======== Entries

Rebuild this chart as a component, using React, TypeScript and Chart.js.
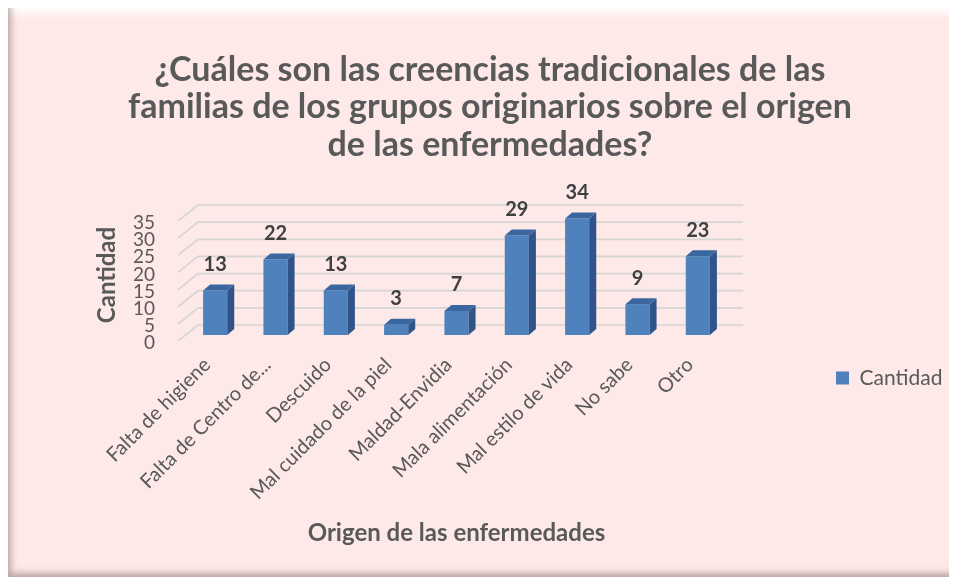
import React, { useEffect, useRef } from "react";
import { Chart, registerables } from "chart.js";
Chart.register(...registerables);

const categories = [
  "Falta de higiene",
  "Falta de Centro de...",
  "Descuido",
  "Mal cuidado de la piel",
  "Maldad-Envidia",
  "Mala alimentación",
  "Mal estilo de vida",
  "No sabe",
  "Otro",
];
const cantidad = [13, 22, 13, 3, 7, 29, 34, 9, 23];
const seriesLabel = "Cantidad";
const titleLines = [
  "¿Cuáles son las creencias tradicionales de las",
  "familias de los grupos originarios sobre el origen",
  "de las enfermedades?",
];
const xTitle = "Origen de las enfermedades";
const yTitle = "Cantidad";
const yMin = 0;
const yMax = 35;
const yStep = 5;

const W = 947;
const H = 569;
const AREA = { left: 177, right: 720, top: 207, bottom: 327 };
const FONT = "Lato";
const LEG_SIZE = 21;
const LEG_BOX = 13;
const LEG_PAD = 108;
const TITLE_SIZE = 34;
const TITLE_LH = 37.5;

function measure(text: string, font: string) {
  const c = document.createElement("canvas").getContext("2d")!;
  c.font = font;
  return c.measureText(text).width;
}

const DX = 7;
const DY = -6;

const threeD = {
  id: "threeD",
  beforeDatasetsDraw(chart: any) {
    const { ctx, chartArea, scales } = chart;
    const y = scales.y;
    ctx.save();
    ctx.strokeStyle = "#D5D5D5";
    ctx.lineWidth = 1.7;
    for (let v = yMin; v <= yMax; v += yStep) {
      const py = y.getPixelForValue(v);
      ctx.beginPath();
      ctx.moveTo(chartArea.left - 7, py + 6);
      ctx.lineTo(chartArea.left + 13, py - 10);
      ctx.lineTo(chartArea.right + 15, py - 10);
      ctx.stroke();
    }
    ctx.restore();
  },
  afterDatasetsDraw(chart: any) {
    const { ctx } = chart;
    const meta = chart.getDatasetMeta(0);
    ctx.save();
    meta.data.forEach((bar: any, i: number) => {
      const { x, y, base, width } = bar.getProps(["x", "y", "base", "width"], true);
      const l = x - width / 2;
      const r = x + width / 2;
      ctx.fillStyle = "#30538A";
      ctx.beginPath();
      ctx.moveTo(r, y);
      ctx.lineTo(r + DX, y + DY);
      ctx.lineTo(r + DX, base + DY);
      ctx.lineTo(r, base);
      ctx.closePath();
      ctx.fill();
      ctx.fillStyle = "#3B67A1";
      ctx.beginPath();
      ctx.moveTo(l, y);
      ctx.lineTo(l + DX, y + DY);
      ctx.lineTo(r + DX, y + DY);
      ctx.lineTo(r, y);
      ctx.closePath();
      ctx.fill();
      ctx.fillStyle = "#404040";
      ctx.font = `bold 20px ${FONT}`;
      ctx.textAlign = "center";
      ctx.textBaseline = "middle";
      ctx.fillText(String(cantidad[i]), x, y - 26);
    });
    ctx.restore();
  },
};

export default function App() {
  const ref = useRef<HTMLCanvasElement>(null);
  useEffect(() => {
    const textW = measure(seriesLabel, `${LEG_SIZE}px ${FONT}`);
    const colW = LEG_BOX + LEG_SIZE / 2 + textW;
    const legendWidth = LEG_PAD + colW + 10;
    const pr = W - AREA.right - legendWidth;
    const pl = 17 + pr;
    const yWidth = AREA.left - pl;
    const xHeight = H - AREA.bottom;
    const titleTop = 62 - TITLE_LH / 2;
    const titleBottom = AREA.top - titleTop - 3 * TITLE_LH;
    const chart = new Chart(ref.current!, {
      type: "bar",
      data: {
        labels: categories,
        datasets: [
          {
            label: seriesLabel,
            data: cantidad,
            backgroundColor: "#4F81BD",
            borderWidth: 0,
            barPercentage: 0.4,
            categoryPercentage: 1,
          },
        ],
      },
      options: {
        responsive: false,
        animation: false,
        devicePixelRatio: 1,
        layout: { padding: { left: pl, right: pr, top: 0, bottom: 0 } },
        plugins: {
          title: {
            display: true,
            text: titleLines,
            color: "#595959",
            font: { family: FONT, size: TITLE_SIZE, weight: "bold", lineHeight: TITLE_LH / TITLE_SIZE },
            padding: { top: titleTop, bottom: titleBottom },
          },
          legend: {
            position: "right",
            align: "center",
            title: { display: true, text: "", font: { size: 10, lineHeight: 1.2 }, padding: { top: 159, bottom: 0 } },
            labels: {
              boxWidth: LEG_BOX,
              boxHeight: LEG_BOX,
              padding: LEG_PAD,
              color: "#595959",
              font: { family: FONT, size: LEG_SIZE },
            },
          },
          tooltip: { enabled: false },
        },
        scales: {
          x: {
            grid: { display: false, drawTicks: false },
            border: { display: false },
            ticks: {
              autoSkip: false,
              minRotation: 45,
              maxRotation: 45,
              color: "#595959",
              font: { family: FONT, size: 20 },
              padding: 18,
              labelOffset: -8,
            },
            title: {
              display: true,
              text: xTitle,
              color: "#595959",
              font: { family: FONT, size: 24, weight: "bold", lineHeight: 1.2 },
              padding: { top: 0, bottom: 29.6 },
            },
            afterFit: (s: any) => {
              s.height = xHeight;
            },
          },
          y: {
            min: yMin,
            max: yMax,
            grid: { display: false, drawTicks: false },
            border: { display: false },
            ticks: {
              autoSkip: false,
              stepSize: yStep,
              color: "#595959",
              font: { family: FONT, size: 19 },
              padding: 30,
              labelOffset: 8,
            },
            title: {
              display: true,
              text: yTitle,
              color: "#595959",
              font: { family: FONT, size: 24, weight: "bold", lineHeight: 1.2 },
              padding: { top: 99 - pl - 14.4, bottom: 0 },
            },
            afterFit: (s: any) => {
              s.width = yWidth;
            },
          },
        },
      },
      plugins: [threeD],
    });
    return () => chart.destroy();
  }, []);
  return (
    <div
      style={{
        position: "relative",
        width: W,
        height: H,
        background: "#FDE9E8",
        boxShadow:
          "0 -1px 0 0 #d4d4d4, -1px 0 0 0 #d4d4d4, inset 5px -6px 6px -2px rgba(110,80,80,0.45), inset 0 10px 6px -4px rgba(255,255,255,0.9)",
      }}
    >
      <canvas ref={ref} width={W} height={H} style={{ position: "absolute", left: 0, top: 0 }} />
    </div>
  );
}
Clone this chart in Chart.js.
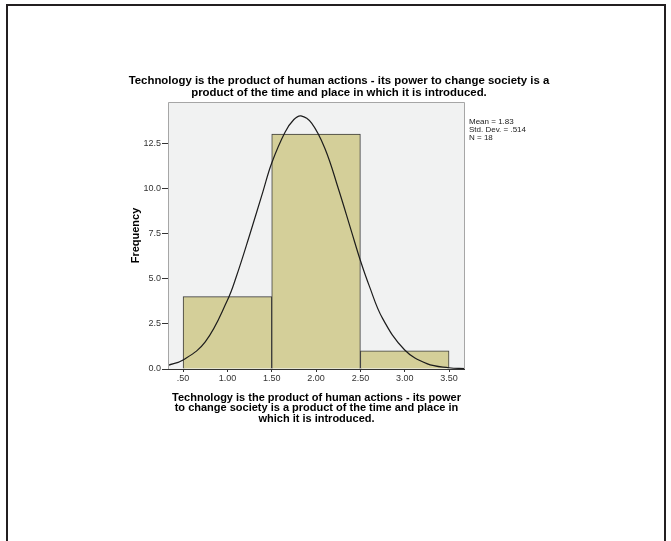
<!DOCTYPE html>
<html>
<head>
<meta charset="utf-8">
<script src="https://cdn.jsdelivr.net/npm/chart.js@4"></script>
<style>
  html, body { margin: 0; padding: 0; background: #fff; overflow: hidden; }
  #frame { position: absolute; left: 6px; top: 4px; width: 656px; height: 560px;
           border: 2px solid #231f20; border-bottom: none; }
  #wrap { position: absolute; left: 0; top: 0; width: 671px; height: 541px; }
</style>
</head>
<body>
<div id="frame"></div>
<div id="wrap"><canvas id="hist" width="671" height="541"></canvas></div>
<script>
// histogram bins (centres) and counts
const binCenters = [1.0, 2.0, 3.0];
const counts = [4, 13, 1];

// normal curve
const curveX = [0.33, 0.5, 0.75, 1.0, 1.1, 1.25, 1.4, 1.5, 1.65, 1.75, 1.83, 1.95, 2.1, 2.25, 2.4, 2.5, 2.6, 2.75, 3.0, 3.25, 3.5, 3.68];
const curveY = [0.2, 0.5, 1.5, 3.8, 5.1, 7.4, 9.8, 11.4, 13.1, 13.8, 14.0, 13.6, 12.2, 10.0, 7.6, 6.0, 4.6, 2.8, 1.05, 0.3, 0.07, 0.02];

const xTicks = [0.5, 1.0, 1.5, 2.0, 2.5, 3.0, 3.5];
const yTicks = [0, 2.5, 5, 7.5, 10, 12.5];

const titleLines = [
  "Technology is the product of human actions - its power to change society is a",
  "product of the time and place in which it is introduced."
];
const xTitleLines = [
  "Technology is the product of human actions - its power",
  "to change society is a product of the time and place in",
  "which it is introduced."
];
const statsLines = ["Mean = 1.83", "Std. Dev. = .514", "N = 18"];

const FONT = "Arial, 'Liberation Sans', sans-serif";

const decorPlugin = {
  id: "decor",
  beforeDatasetsDraw(chart) {
    const { ctx, chartArea: a } = chart;
    ctx.save();
    ctx.fillStyle = "#f1f2f2";
    ctx.fillRect(a.left, a.top, a.right - a.left, a.bottom - a.top);
    ctx.restore();
  },
  afterDraw(chart) {
    const { ctx, chartArea: a } = chart;
    ctx.save();
    ctx.strokeStyle = "#a6a6a6";
    ctx.lineWidth = 1;
    ctx.beginPath();
    ctx.moveTo(a.left + 0.5, a.bottom);
    ctx.lineTo(a.left + 0.5, a.top + 0.5);
    ctx.lineTo(a.right - 0.5, a.top + 0.5);
    ctx.lineTo(a.right - 0.5, a.bottom);
    ctx.stroke();
    ctx.strokeStyle = "#333";
    ctx.beginPath();
    ctx.moveTo(a.left, a.bottom + 0.5);
    ctx.lineTo(a.right, a.bottom + 0.5);
    ctx.stroke();

    ctx.fillStyle = "#000";
    ctx.textAlign = "center";
    ctx.textBaseline = "middle";
    ctx.font = "bold 11.4px " + FONT;
    titleLines.forEach((t, i) => ctx.fillText(t, 339, 81 + i * 11.5));

    ctx.fillStyle = "#222";
    ctx.textAlign = "left";
    ctx.font = "8px " + FONT;
    statsLines.forEach((t, i) => ctx.fillText(t, a.right + 4, 122 + i * 8));
    ctx.restore();
  }
};

new Chart(document.getElementById("hist"), {
  data: {
    datasets: [
      {
        type: "line",
        data: curveX.map((x, i) => ({ x: x, y: curveY[i] })),
        borderColor: "#1c1c1c",
        borderWidth: 1.2,
        pointRadius: 0,
        tension: 0.4,
        xAxisID: "x",
        order: 0
      },
      {
        type: "bar",
        data: binCenters.map((x, i) => ({ x: x, y: counts[i] })),
        backgroundColor: "#d4cf99",
        borderColor: "#3a3a3a",
        borderWidth: 1,
        barPercentage: 1,
        categoryPercentage: 1,
        grouped: false,
        xAxisID: "xb",
        order: 1
      }
    ]
  },
  options: {
    responsive: false,
    animation: false,
    layout: { padding: { left: 129, right: 206, top: 102, bottom: 117 } },
    plugins: { legend: { display: false }, tooltip: { enabled: false } },
    scales: {
      x: {
        type: "linear",
        min: 0.33,
        max: 3.68,
        offset: false,
        afterBuildTicks: s => { s.ticks = xTicks.map(v => ({ value: v })); },
        afterFit: s => { s.height = 55; },
        grid: { display: true, drawOnChartArea: false, drawTicks: true, tickLength: 3, color: "#333" },
        border: { display: false },
        ticks: {
          font: { family: FONT, size: 9 },
          color: "#333",
          padding: 1,
          maxRotation: 0,
          callback: v => v.toFixed(2).replace(/^0/, "")
        },
        title: {
          display: true,
          text: xTitleLines,
          font: { family: FONT, size: 11, weight: "bold", lineHeight: 0.95 },
          color: "#000",
          padding: { top: 4, bottom: 0 }
        }
      },
      xb: {
        type: "linear",
        display: false,
        offset: false,
        min: 0.33,
        max: 3.68,
        afterBuildTicks: s => { s.ticks = []; }
      },
      y: {
        min: 0,
        max: 14.77,
        afterBuildTicks: s => { s.ticks = yTicks.map(v => ({ value: v })); },
        afterFit: s => { s.width = 39; },
        grid: { display: true, drawOnChartArea: false, drawTicks: true, tickLength: 6, color: "#333" },
        border: { display: false },
        ticks: {
          font: { family: FONT, size: 9 },
          color: "#333",
          padding: 1,
          callback: v => v.toFixed(1)
        },
        title: {
          display: true,
          text: "Frequency",
          font: { family: FONT, size: 11, weight: "bold" },
          color: "#000",
          padding: { top: 0, bottom: 0 }
        }
      }
    }
  },
  plugins: [decorPlugin]
});
</script>
</body>
</html>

================

▸ **Task directions**
Could you repeat exactly the lines from the first one of the records above through the line containing "const DY = -6;", leaving out any pictures?

▸ **The completed task**
Rebuild this chart as a component, using React, TypeScript and Chart.js.
import React, { useEffect, useRef } from "react";
import { Chart, registerables } from "chart.js";
Chart.register(...registerables);

const categories = [
  "Falta de higiene",
  "Falta de Centro de...",
  "Descuido",
  "Mal cuidado de la piel",
  "Maldad-Envidia",
  "Mala alimentación",
  "Mal estilo de vida",
  "No sabe",
  "Otro",
];
const cantidad = [13, 22, 13, 3, 7, 29, 34, 9, 23];
const seriesLabel = "Cantidad";
const titleLines = [
  "¿Cuáles son las creencias tradicionales de las",
  "familias de los grupos originarios sobre el origen",
  "de las enfermedades?",
];
const xTitle = "Origen de las enfermedades";
const yTitle = "Cantidad";
const yMin = 0;
const yMax = 35;
const yStep = 5;

const W = 947;
const H = 569;
const AREA = { left: 177, right: 720, top: 207, bottom: 327 };
const FONT = "Lato";
const LEG_SIZE = 21;
const LEG_BOX = 13;
const LEG_PAD = 108;
const TITLE_SIZE = 34;
const TITLE_LH = 37.5;

function measure(text: string, font: string) {
  const c = document.createElement("canvas").getContext("2d")!;
  c.font = font;
  return c.measureText(text).width;
}

const DX = 7;
const DY = -6;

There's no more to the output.